LIVE FROM GSMA MOBILE 360 AFRICA, TANZANIA: Airtel, Millicom and Vodacom will launch six 3G pilot sites across Tanzania to test “the sustainable provision” of mobile broadband services to 13 million underserved people across rural areas.

It is dubbed as the first active infrastructure sharing initiative in East Africa.

The agreement is the result of a year-long collaboration between the GSMA Connected Society programme, the country’s three largest operators and the government of Tanzania.

The pilots are structured around a methodology to roll out mobile broadband networks that can be replicated, and the GSMA expects to launch similar projects in other markets over the next three years.

17 million citizens currently access the internet in Tanzania, and account for 34 million connections, but the project will focus on the remaining 13 million citizens yet to be connected.

69 per cent of the population lives in rural regions. As population density in such areas varies significantly, operators have deployed 2G networks to up to 85 per cent of the population, but 3G is mostly limited to urban areas, resulting in only 35 per cent of the population being covered.

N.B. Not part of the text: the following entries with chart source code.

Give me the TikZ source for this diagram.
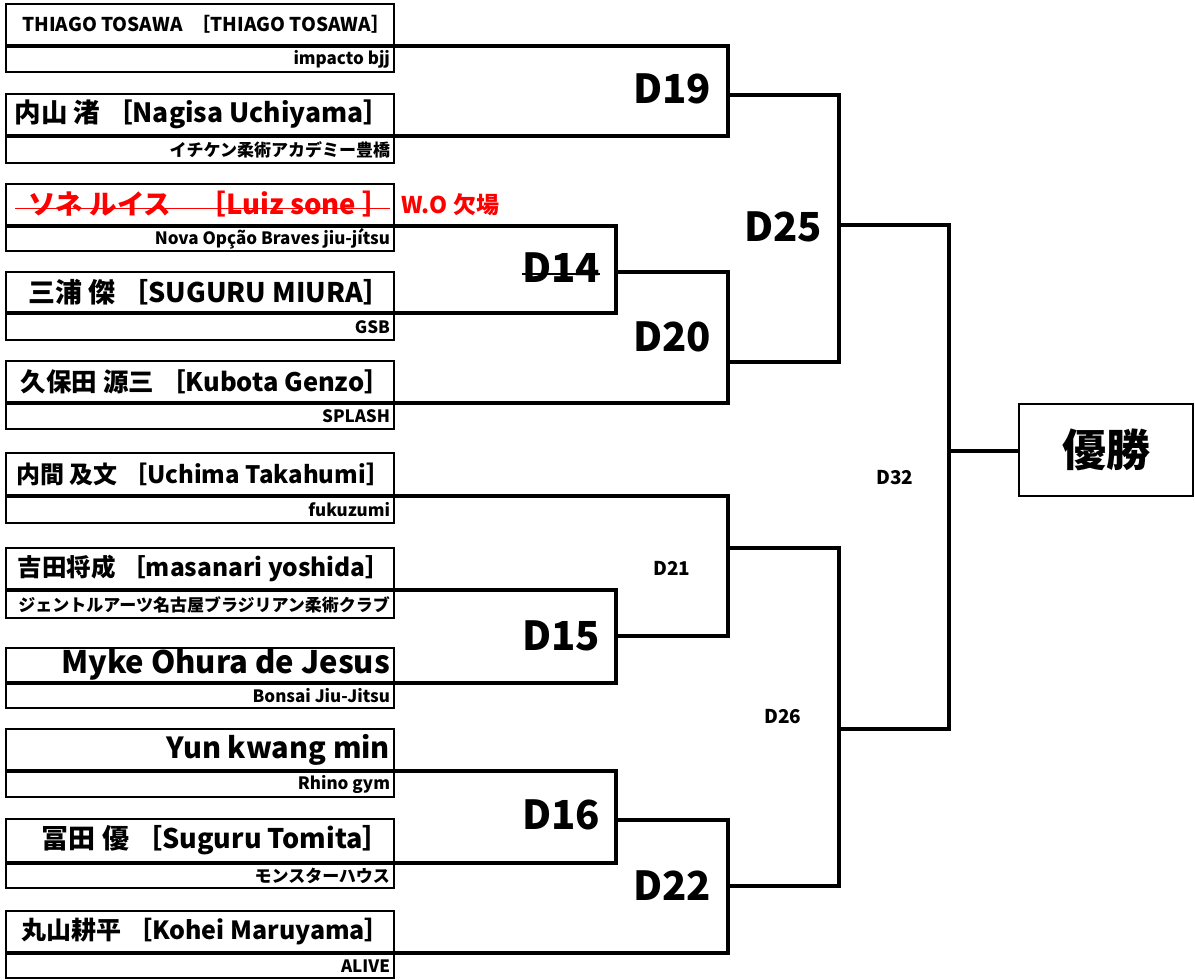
\documentclass[tikz,border=0pt]{standalone}
\usepackage{fontspec}
\setmainfont{Noto Sans CJK JP}
\usetikzlibrary{positioning}
\newcommand\fs[1]{\fontsize{#1}{#1}\selectfont}
\newcommand\rcell[1]{\hbox to 380pt{\hss#1}}
\tikzset{
  namecell/.style={draw,line width=2pt,anchor=south west,inner xsep=4pt,inner ysep=0pt,font=\bfseries},
  clubcell/.style={namecell,anchor=north west,font=\bfseries\fs{17}},
  match/.style={inner sep=0pt,font=\bfseries\fs{40}},
  minor/.style={inner sep=0pt,font=\bfseries\fs{19}},
  bracket/.style={line width=3.3pt}
}
\begin{document}
\begin{tikzpicture}[x=1pt,y=-1pt]
\useasboundingbox (0,0) rectangle (1195,980);
% entrants: number/top/divider/bottom/name/club
\foreach \i/\t/\d/\b/\nm/\cl in {
 1/5/46/71/{\fs{19}THIAGO TOSAWA\ \ ［THIAGO TOSAWA］}/impacto bjj,
 2/95/136/162/{\fs{26.5}内山 渚 ［Nagisa Uchiyama］}/イチケン柔術アカデミー豊橋,
 3/185/226/250/{\fs{27.5}\color{red}ソネ ルイス　［Luiz sone ］}/Nova Opção Braves jiu-jítsu,
 4/273/313/339/{\fs{27}三浦 傑 ［SUGURU MIURA］}/GSB,
 5/362/403/428/{\fs{25.5}久保田 源三 ［Kubota Genzo］}/SPLASH,
 6/454/496/522/{\fs{24}内間 及文 ［Uchima Takahumi］}/fukuzumi,
 7/549/590/617/{\fs{24.5}吉田将成 ［masanari yoshida］}/ジェントルアーツ名古屋ブラジリアン柔術クラブ,
 8/649/683/707/{\fs{31}Myke Ohura de Jesus}/Bonsai Jiu-Jitsu,
 9/730/771/796/{\fs{29}Yun kwang min}/Rhino gym,
 10/820/863/887/{\fs{27}冨田 優 ［Suguru Tomita］}/モンスターハウス,
 11/912/953/977/{\fs{25}丸山耕平 ［Kohei Maruyama］}/ALIVE}{
\node[namecell,minimum height={(\d-\t)*1pt}] (n\i) at (5,\d) {\rcell{\nm}};
\node[clubcell,minimum height={(\b-\d)*1pt}] (c\i) at (5,\d) {\rcell{\cl}};}
\draw[red,line width=1.3pt] ([xshift=10pt,yshift=-4pt]n3.west) -- ([xshift=-5pt,yshift=-4pt]n3.east);
\node[right=6pt of n3,inner sep=0pt,text=red,font=\bfseries\fs{23}] (wo) {W.O 欠場};
% match points
\coordinate (j19) at (728,95);  \coordinate (j14) at (616,272);
\coordinate (j20) at (728,362); \coordinate (j25) at (839,225);
\coordinate (j21) at (728,548); \coordinate (j15) at (616,636);
\coordinate (j16) at (616,820); \coordinate (j22) at (728,886);
\coordinate (j26) at (839,729); \coordinate (j32) at (949,451);
\draw[bracket] (n1.south east) -| (j19) |- (n2.south east);
\draw[bracket] (n3.south east) -| (j14) |- (n4.south east);
\draw[bracket] (j14) -| (j20) |- (n5.south east);
\draw[bracket] (j19) -| (j25) |- (j20);
\draw[bracket] (n6.south east) -| (j21) |- (j15);
\draw[bracket] (n7.south east) -| (j15) |- (n8.south east);
\draw[bracket] (n9.south east) -| (j16) |- (n10.south east);
\draw[bracket] (j16) -| (j22) |- (n11.south east);
\draw[bracket] (j21) -| (j26) |- (j22);
\draw[bracket] (j25) -| (j32) |- (j26);
\node[draw,line width=2.2pt,minimum width=174pt,minimum height=92pt,font=\bfseries\fs{44}] (win) at (1106,450) {優勝};
\draw[bracket] (j32) -- (j32 -| win.west);
% match labels
\node[match] (l19) at (672,89) {D19};
\node[match] (l25) at (783,227) {D25};
\node[match] (l14) at (561,268) {D14};
\draw[line width=1.5pt] ([yshift=-6pt]l14.west) -- ([yshift=-6pt]l14.east);
\node[match] (l20) at (672,337) {D20};
\node[minor] (l21) at (672,568) {D21};
\node[match] (l15) at (561,636) {D15};
\node[minor] (l26) at (783,717) {D26};
\node[match] (l16) at (561,815) {D16};
\node[match] (l22) at (672,886) {D22};
\node[minor] (l32) at (895,478) {D32};
\end{tikzpicture}
\end{document}
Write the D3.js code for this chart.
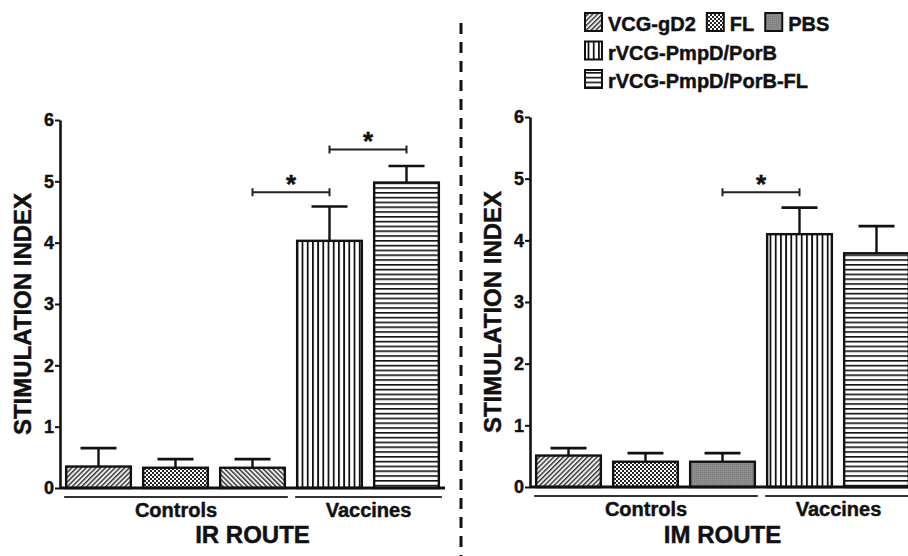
<!DOCTYPE html>
<html>
<head>
<meta charset="utf-8">
<script src="https://d3js.org/d3.v7.min.js"></script>
<style>
  body { margin: 0; background: #fff; }
  svg text { font-family: "Liberation Sans", Arial, sans-serif; font-weight: bold; fill: #111; stroke: #111; stroke-width: 0.45px; }
</style>
</head>
<body>
<div id="chart"></div>
<script>
// bar groups, in drawing order
const groups = ["VCG-gD2", "FL", "PBS", "rVCG-PmpD/PorB", "rVCG-PmpD/PorB-FL"];

// IR route: mean stimulation index and error (SEM)
const irMeans = [0.35, 0.33, 0.33, 4.03, 4.98];
const irErrs  = [0.30, 0.14, 0.14, 0.56, 0.27];
// fill patterns (the IR PBS bar is hatched the other way)
const irFills = ["diag", "check", "backdiag", "vert", "horiz"];

// IM route
const imMeans = [0.51, 0.41, 0.41, 4.10, 3.79];
const imErrs  = [0.12, 0.14, 0.14, 0.43, 0.44];
const imFills = ["diag", "check", "gray", "vert", "horiz"];

// significance brackets: from bar a to bar b, drawn at height y
const irSig = [{ a: 2, b: 3, y: 4.82 }, { a: 3, b: 4, y: 5.52 }];
const imSig = [{ a: 2, b: 3, y: 4.78 }];

// bottom category groups
const categories = [
  { name: "Controls", from: 0, to: 2 },
  { name: "Vaccines", from: 3, to: 4 }
];

const yTicks = [0, 1, 2, 3, 4, 5, 6];

// legend rows
const legendRows = [
  [{ label: "VCG-gD2", fill: "diag" }, { label: "FL", fill: "check" }, { label: "PBS", fill: "gray" }],
  [{ label: "rVCG-PmpD/PorB", fill: "vert" }],
  [{ label: "rVCG-PmpD/PorB-FL", fill: "horiz" }]
];

const W = 908, H = 556;
const svg = d3.select("#chart").append("svg")
  .attr("width", W)
  .attr("height", H);

// ---- patterns ----
const defs = svg.append("defs");

function hatch(id, angle, size, lw, color, bg) {
  const p = defs.append("pattern")
    .attr("id", id)
    .attr("patternUnits", "userSpaceOnUse")
    .attr("width", size)
    .attr("height", size)
    .attr("patternTransform", `rotate(${angle})`);
  p.append("rect").attr("width", size).attr("height", size).attr("fill", bg);
  p.append("rect").attr("x", 0).attr("y", 0).attr("width", lw).attr("height", size).attr("fill", color);
}
hatch("diag", 45, 3.4, 1.4, "#333", "#eee");
hatch("backdiag", -45, 3.4, 1.4, "#333", "#eee");
hatch("vert", 0, 5.2, 1.8, "#111", "#fff");
hatch("horiz", 90, 4.8, 1.6, "#111", "#fff");

const chk = defs.append("pattern")
  .attr("id", "check")
  .attr("patternUnits", "userSpaceOnUse")
  .attr("width", 4).attr("height", 4);
chk.append("rect").attr("width", 4).attr("height", 4).attr("fill", "#fff");
chk.append("rect").attr("x", 0).attr("y", 0).attr("width", 2).attr("height", 2).attr("fill", "#222");
chk.append("rect").attr("x", 2).attr("y", 2).attr("width", 2).attr("height", 2).attr("fill", "#222");

const gry = defs.append("pattern")
  .attr("id", "gray")
  .attr("patternUnits", "userSpaceOnUse")
  .attr("width", 2).attr("height", 2);
gry.append("rect").attr("width", 2).attr("height", 2).attr("fill", "#8c8c8c");
gry.append("rect").attr("width", 1).attr("height", 1).attr("fill", "#7a7a7a");

// ---- one panel ----
function drawPanel(p) {
  const g = svg.append("g");

  const x = d3.scaleBand()
    .domain(d3.range(groups.length))
    .range([p.left, p.right])
    .paddingInner(0.16)
    .paddingOuter(0.08);

  const y = d3.scaleLinear()
    .domain([0, 6])
    .range([p.bottom, p.top]);

  // bars
  g.selectAll(".bar")
    .data(p.means)
    .enter().append("rect")
    .attr("x", (d, i) => x(i))
    .attr("y", d => y(d))
    .attr("width", x.bandwidth())
    .attr("height", d => y(0) - y(d))
    .attr("fill", (d, i) => `url(#${p.fills[i]})`)
    .attr("stroke", "#111")
    .attr("stroke-width", 2.4);

  // error bars (upper only)
  const eb = g.selectAll(".err")
    .data(p.means)
    .enter().append("g");
  eb.append("line")
    .attr("x1", (d, i) => x(i) + x.bandwidth() / 2)
    .attr("x2", (d, i) => x(i) + x.bandwidth() / 2)
    .attr("y1", d => y(d))
    .attr("y2", (d, i) => y(d + p.errs[i]))
    .attr("stroke", "#111")
    .attr("stroke-width", 2.4);
  eb.append("line")
    .attr("x1", (d, i) => x(i) + x.bandwidth() / 2 - 18)
    .attr("x2", (d, i) => x(i) + x.bandwidth() / 2 + 18)
    .attr("y1", (d, i) => y(d + p.errs[i]))
    .attr("y2", (d, i) => y(d + p.errs[i]))
    .attr("stroke", "#111")
    .attr("stroke-width", 2.6);

  // y axis
  const ax = g.append("g")
    .attr("transform", `translate(${p.left},0)`)
    .call(d3.axisLeft(y).tickValues(yTicks).tickFormat(d3.format("d")).tickSize(5).tickSizeOuter(0).tickPadding(1));
  ax.select(".domain").attr("stroke", "#111").attr("stroke-width", 2.6);
  ax.selectAll(".tick line").attr("stroke", "#111").attr("stroke-width", 2);
  ax.selectAll(".tick text")
    .style("font-size", "18px")
    .style("font-family", "'Liberation Sans', Arial, sans-serif")
    .style("font-weight", "bold")
    .attr("fill", "#111");

  // x axis baseline
  g.append("line")
    .attr("x1", p.left)
    .attr("x2", p.right)
    .attr("y1", y(0))
    .attr("y2", y(0))
    .attr("stroke", "#111")
    .attr("stroke-width", 3);

  // category lines and names
  categories.forEach(c => {
    const x1 = x(c.from) - 2;
    const x2 = x(c.to) + x.bandwidth() + 3;
    g.append("line")
      .attr("x1", x1).attr("x2", x2)
      .attr("y1", y(0) + 9).attr("y2", y(0) + 9)
      .attr("stroke", "#333")
      .attr("stroke-width", 2);
    g.append("text")
      .attr("x", (x1 + x2) / 2)
      .attr("y", y(0) + 29)
      .attr("text-anchor", "middle")
      .style("font-size", "20px")
      .text(c.name);
  });

  // route title
  g.append("text")
    .attr("x", (p.left + p.right) / 2)
    .attr("y", 543)
    .attr("text-anchor", "middle")
    .style("font-size", "24px")
    .text(p.title);

  // y label
  g.append("text")
    .attr("transform", `translate(${p.left - 29},${(y(0) + y(6)) / 2 + 10}) rotate(-90)`)
    .attr("text-anchor", "middle")
    .style("font-size", "24px")
    .text("STIMULATION INDEX");

  // significance brackets
  p.sig.forEach(s => {
    const xa = x(s.a) + x.bandwidth() / 2;
    const xb = x(s.b) + x.bandwidth() / 2;
    const yy = y(s.y);
    g.append("path")
      .attr("d", `M${xa},${yy - 4}V${yy + 4}M${xa},${yy}H${xb}M${xb},${yy - 4}V${yy + 4}`)
      .attr("fill", "none")
      .attr("stroke", "#222")
      .attr("stroke-width", 2);
    g.append("text")
      .attr("x", (xa + xb) / 2)
      .attr("y", yy + 1)
      .attr("text-anchor", "middle")
      .style("font-size", "26px")
      .text("*");
  });
}

drawPanel({ left: 60, right: 445, top: 120, bottom: 488, means: irMeans, errs: irErrs, fills: irFills, sig: irSig, title: "IR ROUTE" });
drawPanel({ left: 530, right: 915, top: 117, bottom: 487, means: imMeans, errs: imErrs, fills: imFills, sig: imSig, title: "IM ROUTE" });

// dashed divider
svg.append("line")
  .attr("x1", 461).attr("x2", 461)
  .attr("y1", 23).attr("y2", H)
  .attr("stroke", "#111")
  .attr("stroke-width", 3)
  .attr("stroke-dasharray", "11 8");

// legend
const lg = svg.append("g");
legendRows.forEach((row, r) => {
  let lx = 585;
  const ly = 13 + r * 28.5;
  row.forEach(item => {
    lg.append("rect")
      .attr("x", lx).attr("y", ly)
      .attr("width", 17).attr("height", 18)
      .attr("fill", `url(#${item.fill})`)
      .attr("stroke", "#111")
      .attr("stroke-width", 2);
    const t = lg.append("text")
      .attr("x", lx + 23)
      .attr("y", ly + 18)
      .style("font-size", "20px")
      .text(item.label);
    lx += 23 + t.node().getComputedTextLength() + 11;
  });
});
</script>
</body>
</html>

“Governments with large rural communities need to promote the acceleration of national broadband coverage by releasing low-frequency spectrum, incentivising commercial sharing arrangements to facilitate infrastructure roll-out in rural areas, and creating an enabling taxation environment in order to deliver the mobile internet, even in the most challenging of places,” said Mats Granryd, director general, GSMA.